Personal details
- Born: 1743 Delft, Dutch Republic
- Died: 1773 (aged 29–30) Cape Town, Dutch Cape Colony
- Spouse: Johanna Slegge
- Known for: Ship's captain in The Dutch East India Company and Freemasonry

= Abraham van der Weijden =

Dutch ship's captain

Abraham van der Weijden, a Dutch citizen, was a ship's captain and the initiator of Freemasony in the Dutch Cape Colony an area now part of South Africa.

==Personal life==
Van der Weijden was born in Delft, The Netherlands in 1743. He married Johanna Slegge on 29 July 1764. He died in South Africa on 31 January 1773.

==Career==
He was trained as ship's captain. He started in the service of The Dutch East India Company (DEIC) on 2 October 1768. He joined from the Delft division of the DEIC. Van der Weijden was in charge of the shipped called "Pauw". This was a 140 feet long ship used by the DEIC from 1768 to 1784. The Pauw departed for Batavia on 5 December 1771 and stopped over in Cape Town, South Africa on 24 April 1772. Cape Town was a refreshment station between Europe and Asia, specifically for the ships from the DEIC. On 4 July 1772 the ship reached Batavia.

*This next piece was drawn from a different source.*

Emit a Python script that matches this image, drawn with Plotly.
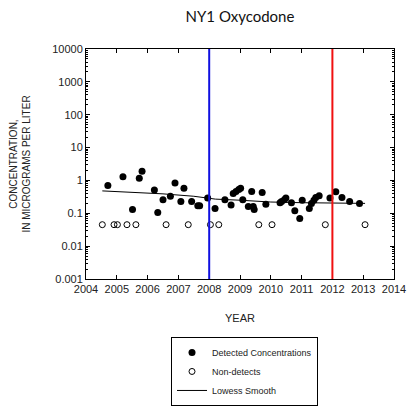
import plotly.graph_objects as go

# Detected oxycodone concentrations (micrograms per liter) by decimal year
det_year = [2004.71, 2005.20, 2005.51, 2005.73, 2005.82, 2006.22, 2006.33, 2006.50,
            2006.74, 2006.89, 2007.08, 2007.18, 2007.43, 2007.63, 2007.69, 2007.95,
            2008.19, 2008.51, 2008.71, 2008.78, 2008.87, 2008.96, 2009.02, 2009.09,
            2009.27, 2009.38, 2009.43, 2009.46, 2009.72, 2009.84, 2010.30, 2010.35,
            2010.44, 2010.49, 2010.67, 2010.78, 2010.94, 2011.02, 2011.25, 2011.32,
            2011.40, 2011.46, 2011.57, 2011.92, 2012.11, 2012.31, 2012.56, 2012.88]
det_conc = [0.70, 1.3, 0.13, 1.17, 1.9, 0.51, 0.106, 0.26,
            0.33, 0.83, 0.23, 0.58, 0.23, 0.17, 0.17, 0.29,
            0.14, 0.26, 0.18, 0.40, 0.46, 0.53, 0.58, 0.26,
            0.16, 0.46, 0.16, 0.13, 0.43, 0.19, 0.21, 0.23,
            0.26, 0.29, 0.21, 0.12, 0.07, 0.25, 0.14, 0.20,
            0.25, 0.30, 0.34, 0.29, 0.45, 0.30, 0.23, 0.20]

# Non-detect samples, plotted at the reporting level
nd_year = [2004.53, 2004.91, 2005.02, 2005.33, 2005.62, 2006.60, 2007.32,
           2008.04, 2008.31, 2009.61, 2010.04, 2011.77, 2013.06]
nd_conc = [0.045] * len(nd_year)

# Lowess smooth of the concentrations
lowess_year = [2004.53, 2005.5, 2006.5, 2007.5, 2008.2, 2009.0, 2010.0, 2011.0, 2012.0, 2013.06]
lowess_conc = [0.48, 0.44, 0.39, 0.33, 0.27, 0.25, 0.22, 0.21, 0.205, 0.20]

# Reference years marked with vertical lines
ref_years = [2008, 2012]
ref_colors = ["#1010e0", "#f01010"]

year_ticks = list(range(2004, 2015))

fig = go.Figure()

fig.add_trace(go.Scatter(
    x=det_year, y=det_conc, mode="markers", name="Detected Concentrations",
    marker=dict(symbol="circle", size=7, color="black"),
))
fig.add_trace(go.Scatter(
    x=nd_year, y=nd_conc, mode="markers", name="Non-detects",
    marker=dict(symbol="circle-open", size=6, color="black", line=dict(width=1)),
))
fig.add_trace(go.Scatter(
    x=lowess_year, y=lowess_conc, mode="lines", name="Lowess Smooth",
    line=dict(color="black", width=1),
))

for yr, col in zip(ref_years, ref_colors):
    fig.add_shape(type="line", xref="x", yref="paper", x0=yr, x1=yr, y0=0, y1=1,
                  line=dict(color=col, width=2))

sans = "Liberation Sans"
axis_font = dict(family=sans, size=11, color="#222")

fig.update_layout(
    width=409, height=407,
    margin=dict(l=86, r=15, t=49, b=128, autoexpand=False),
    paper_bgcolor="white", plot_bgcolor="white",
    font=axis_font,
    title=dict(text="NY1 Oxycodone", x=0.5, xanchor="center", xref="paper",
               y=0.958, yanchor="middle",
               font=dict(family="Lato", size=15, color="#111")),
    showlegend=True,
    legend=dict(
        x=0.276, y=-0.252, xanchor="left", yanchor="top",
        bordercolor="black", borderwidth=1, bgcolor="white",
        font=dict(family=sans, size=9, color="#222"),
        tracegroupgap=0,
    ),
)

fig.update_xaxes(
    range=[2004, 2014], tickmode="array", tickvals=year_ticks,
    ticks="inside", ticklen=4, tickcolor="black", mirror="allticks",
    showline=True, linecolor="black", linewidth=1, showgrid=False, zeroline=False,
    tickfont=axis_font, automargin=False,
    title=dict(text="YEAR", font=axis_font, standoff=20),
)
fig.update_yaxes(
    type="log", range=[-3, 4], tickmode="linear", tick0=0, dtick=1, tickformat="~g",
    ticks="inside", ticklen=4, tickcolor="black", mirror="allticks",
    minor=dict(ticks="inside", ticklen=2, tickcolor="black", showgrid=False),
    showline=True, linecolor="black", linewidth=1, showgrid=False, zeroline=False,
    tickfont=axis_font, automargin=False,
    title=dict(text="CONCENTRATION,<br>IN MICROGRAMS PER LITER",
               font=dict(family=sans, size=10, color="#222"),
               standoff=19),
)

fig.write_html("out.html")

==Connection with South Africa==
When van der Weijden arrived in 1772, he stayed over for a few weeks. He had contact with the other personnel of the DEIC stationed at Cape Town. Being a freemason and a member of the Grand Lodge in the Netherlands he set up a meeting to establish a Lodge in South Africa. This meeting took place on 2 May 1772.

==Freemasonry==
At that meeting in 1772 Lodge de Goede Hoop was established with the first members being, Jacobus Alexander le Febre, Christoffel Brand, Jan Adriaan van Schoor, Abraham Chiron, Johann Conrad Gie, Pieter Soermans, Petrus Johannes de Witt and Olof Godlieb de Wet. Chiron was elected Grand Master. It was established under The Grand Lodge from the Netherlands. Van der Weijden issued a provisional warrant of authority, which was subject to the Netherlands' approval. It was approved by the Grand Master of the Netherlands. In July 1772 van der Weijden established the Lodge La Fidele Sinceritie in Batavia.

==Death==
In January 1773 van der Weijden and other Ship Captains we invited for lunch by Governor Joachim van Plettenberg. Van der Weijden had a difference of opinion with Carl Phillip Cassel, also a ship's captain. Cassel stabbed him to death and fled to France. He was the recipient of the first Masonic funeral in South Africa.